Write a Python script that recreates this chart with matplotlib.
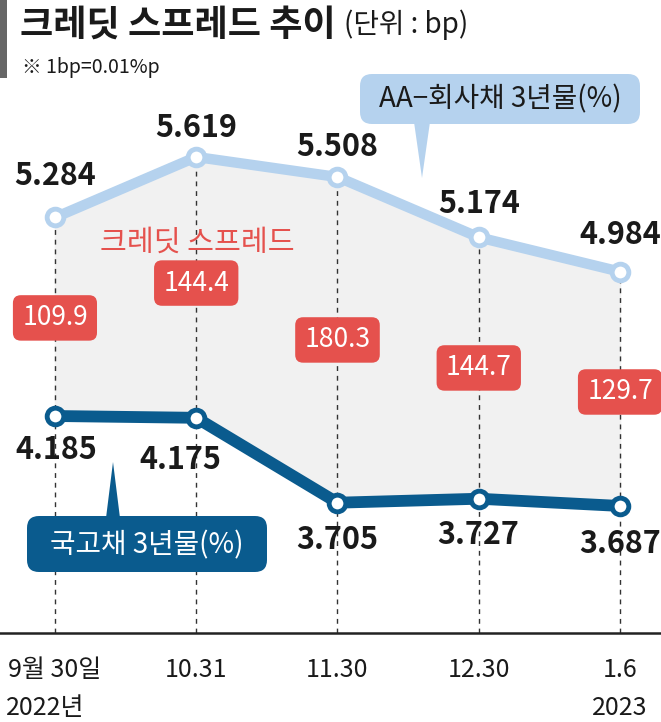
import matplotlib.pyplot as plt
import numpy as np
from matplotlib.patches import FancyBboxPatch, Polygon, Rectangle

plt.rcParams['font.family'] = ['Noto Sans CJK KR', 'DejaVu Sans']

# 데이터
dates = ['9월 30일', '10.31', '11.30', '12.30', '1.6']
years = ['2022년', '', '', '', '2023']
aa_corp = [5.284, 5.619, 5.508, 5.174, 4.984]     # AA- 회사채 3년물(%)
gov_bond = [4.185, 4.175, 3.705, 3.727, 3.687]    # 국고채 3년물(%)
spread = [109.9, 144.4, 180.3, 144.7, 129.7]      # 크레딧 스프레드(bp)

# 색상
LIGHT_BLUE = '#b5d2ee'
DARK_BLUE = '#0a5b8e'
RED = '#e5514d'
FILL_GRAY = '#f1f1f1'
TXT = '#1a1a1a'

# 레이아웃 (그림 위치)
BASE_Y = 2.983
spread_box_y = [4.728, 4.921, 4.606, 4.451, 4.318]
aa_offset = [(0, 41), (0, 29), (0, 30), (0, 33), (0, 37)]
gov_offset = [(1, -34), (-16, -42), (0, -37), (-1, -36), (0, -38)]

fig = plt.figure(figsize=(6.61, 7.22), dpi=100)
ax = fig.add_axes([0, 0, 1, 1])
ax.set_xlim(-0.389, 4.290)
ax.set_ylim(2.491, 6.488)
ax.axis('off')

x = np.arange(len(dates))

# 스프레드 영역
ax.fill_between(x, gov_bond, aa_corp, color=FILL_GRAY, zorder=1)

# 점선 세로선
for i in x:
    ax.plot([i, i], [BASE_Y, aa_corp[i]], color='#333333', lw=1.0,
            ls=(0, (3.5, 3.5)), zorder=2)

# 축 선
ax.axhline(BASE_Y, color='#222222', lw=1.8, zorder=2)

# 선
ax.plot(x, aa_corp, color=LIGHT_BLUE, lw=7.5, zorder=3, solid_capstyle='round')
ax.plot(x, aa_corp, 'o', ms=12, mfc='white', mec=LIGHT_BLUE, mew=3.5, zorder=4)
ax.plot(x, gov_bond, color=DARK_BLUE, lw=8.5, zorder=3, solid_capstyle='round')
ax.plot(x, gov_bond, 'o', ms=12, mfc='white', mec=DARK_BLUE, mew=3.5, zorder=4)

# 값 라벨
for i in x:
    ax.annotate(f'{aa_corp[i]:.3f}', (i, aa_corp[i]), xytext=aa_offset[i],
                textcoords='offset pixels', ha='center', va='center',
                fontsize=22, fontweight='bold', color=TXT, zorder=6)
    ax.annotate(f'{gov_bond[i]:.3f}', (i, gov_bond[i]), xytext=gov_offset[i],
                textcoords='offset pixels', ha='center', va='center',
                fontsize=22, fontweight='bold', color=TXT, zorder=6)
    ax.text(i, spread_box_y[i], f'{spread[i]:.1f}', ha='center', va='center',
            fontsize=19, color='white', zorder=6,
            bbox=dict(boxstyle='round,pad=0.35,rounding_size=0.3',
                      fc=RED, ec='none'))

# x축 라벨
for i in x:
    ax.annotate(dates[i], (i, BASE_Y), xytext=(0, -37),
                textcoords='offset pixels', ha='center', va='center',
                fontsize=18, color=TXT)
    if years[i]:
        ax.annotate(years[i], (i, BASE_Y), xytext=(-10 if i == 0 else 0, -75),
                    textcoords='offset pixels', ha='center', va='center',
                    fontsize=18, color=TXT)

# 장식용 픽셀 좌표 축
deco = fig.add_axes([0, 0, 1, 1], facecolor='none')
deco.set_xlim(0, 661)
deco.set_ylim(722, 0)
deco.axis('off')

# 제목
deco.add_patch(Rectangle((0, 0), 7, 78, color='#666666', lw=0))
deco.text(20, 25, '크레딧 스프레드 추이', ha='left', va='center', fontsize=26,
          fontweight='heavy', color=TXT)
deco.text(344, 25, '(단위 : bp)', ha='left', va='center', fontsize=20,
          color=TXT)
deco.text(22, 67, '※ 1bp=0.01%p', ha='left', va='center', fontsize=14,
          color=TXT)

# 크레딧 스프레드 라벨
deco.text(197, 243, '크레딧 스프레드', ha='center', va='center', fontsize=21,
          color=RED)

# AA- 콜아웃
deco.add_patch(FancyBboxPatch((360, 74), 280, 50,
                              boxstyle='round,pad=0,rounding_size=12',
                              fc=LIGHT_BLUE, ec='none', zorder=5))
deco.add_patch(Polygon([(414, 122), (430, 122), (422, 178)], closed=True,
                       fc=LIGHT_BLUE, ec='none', zorder=5))
deco.text(500, 99, 'AA−회사채 3년물(%)', ha='center', va='center', fontsize=20,
          color=TXT, zorder=6)

# 국고채 콜아웃
deco.add_patch(FancyBboxPatch((27, 516), 240, 56,
                              boxstyle='round,pad=0,rounding_size=12',
                              fc=DARK_BLUE, ec='none', zorder=5))
deco.add_patch(Polygon([(106, 518), (120, 518), (113, 462)], closed=True,
                       fc=DARK_BLUE, ec='none', zorder=5))
deco.text(147, 545, '국고채 3년물(%)', ha='center', va='center', fontsize=20,
          color='white', zorder=6)

fig.savefig('out.png', dpi=100)
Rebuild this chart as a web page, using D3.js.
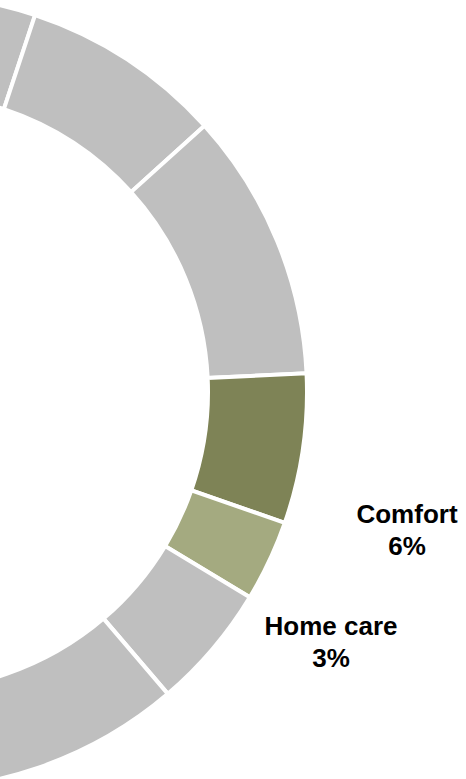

◆ Exercise objective
How many lines in these entries hold the string "matplotlib"? Answer with the number alone.

◆ Result of this exercise
3